Alexander “Sandy” Fraser Campbell (1898-1940) was born on 2nd May 1898 in Dalmellington, Ayrshire, Scotland, the son of Archibald and Mary Campbell (nee Fraser). It seems that he was brought up by the Smith family, who lived in Dalmellington, from primary school age, as both his parents had passed away. Following schooling, he trained as an Electrical Engineer at Dunaskin, Waterside, 3 miles from Dalmellington. He also served in World War I with the Army Service Corps from August 1915 to 1917. He was later attached to the 14th Battalion, Welsh Regiment then the Drake Battalion, Royal Naval Division and the 10th Battalion, King’s Shropshire Light Infantry. At the end of the war, he returned to his previous occupation.
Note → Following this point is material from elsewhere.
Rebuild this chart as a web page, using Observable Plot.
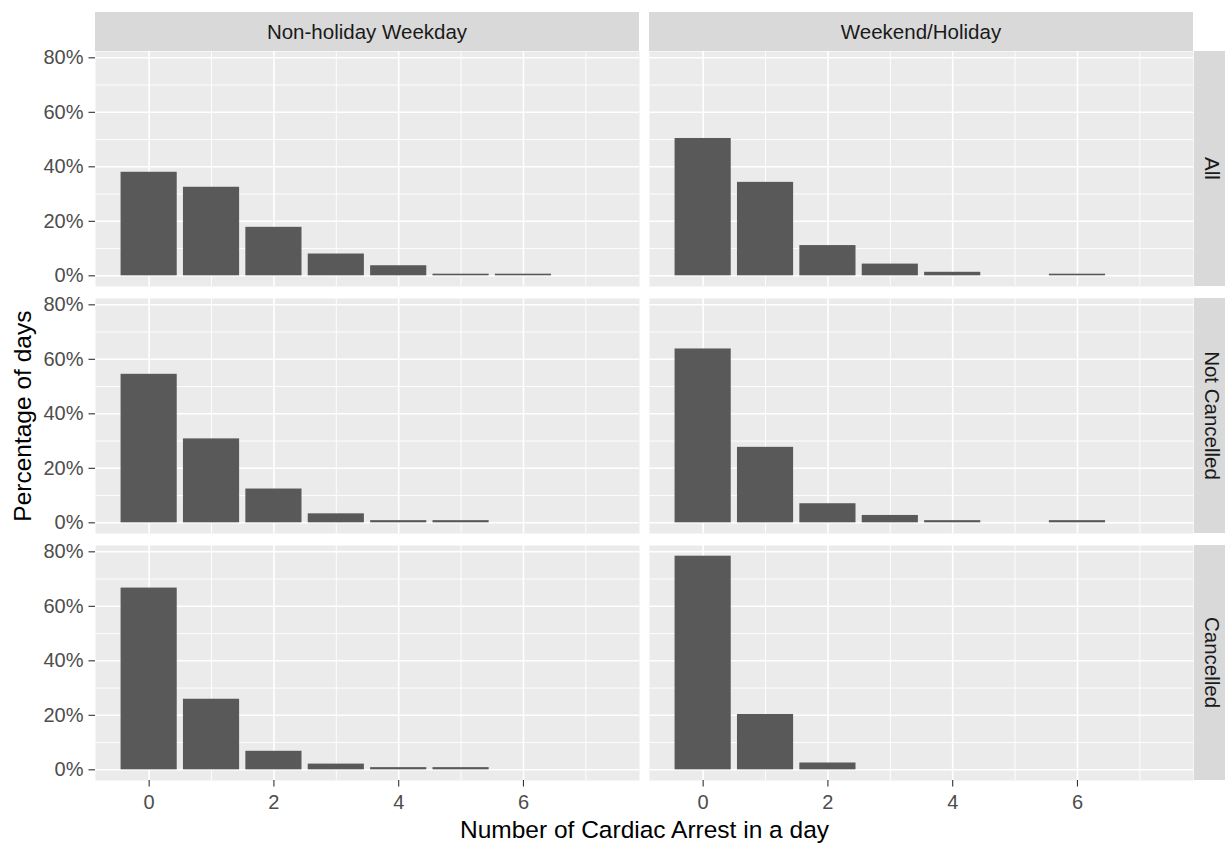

Alexander F “Sandy” Campbell GC

In 1938, he had a job in Rothesay, Isle of Bute, and in June that year, he married Agnes Hill, a school teacher from Dalmellington. They set up home on the Isle of Bute. Shortly afterwards, the Second World War broke out and Alexander was commissioned as a 2nd Lieutenant on 2nd July 1940 in Corps of Royal Engineers,  becoming part of 9 Bomb Disposal Company.

On 17th October 1940, he and Sergeant Michael Gibson were called to deal with an unexploded bomb which had fallen on the Triumph Engineering Company’s works in Coventry. War production in the two factories had stopped because of it, and a large number of people living nearby had been evacuated. Campbell found the bomb was fitted with a delayed action fuse which it was impossible to remove, so he decided to transport it to a safe place. This was done by lorry. He lay alongside the bomb so that he could hear if it started ticking and could warn Gibson, the driver, to stop and run for cover. Next the two men carried the bomb a mile to Whitley Common, where they successfully made the bomb safe. Both men were killed the following day trying to defuse another bomb.

On 22nd January 1941, the London Gazette announced the posthumous awards of the GC to Campbell and Gibson. Both men had been laid to rest in Commonwealth War Graves Commission plots in London Road Cemetery, Coventry. The GC was presented to his widow Agnes (nee Sharp) in October 1941, and she returned to Dalmellington and resumed her teaching career. She never re-married or had children. Eventually, Alexander’s medals including his GC, 1914-15 Star, British War Medal 1914-20, Victory Medal 1914-19, Defence Medal 1939-45, and War Medal 1939-45 were donated to the Royal Engineers Museum, Chatham, Kent by his sister-in-law Mary, who inherited them after Agnes’ death.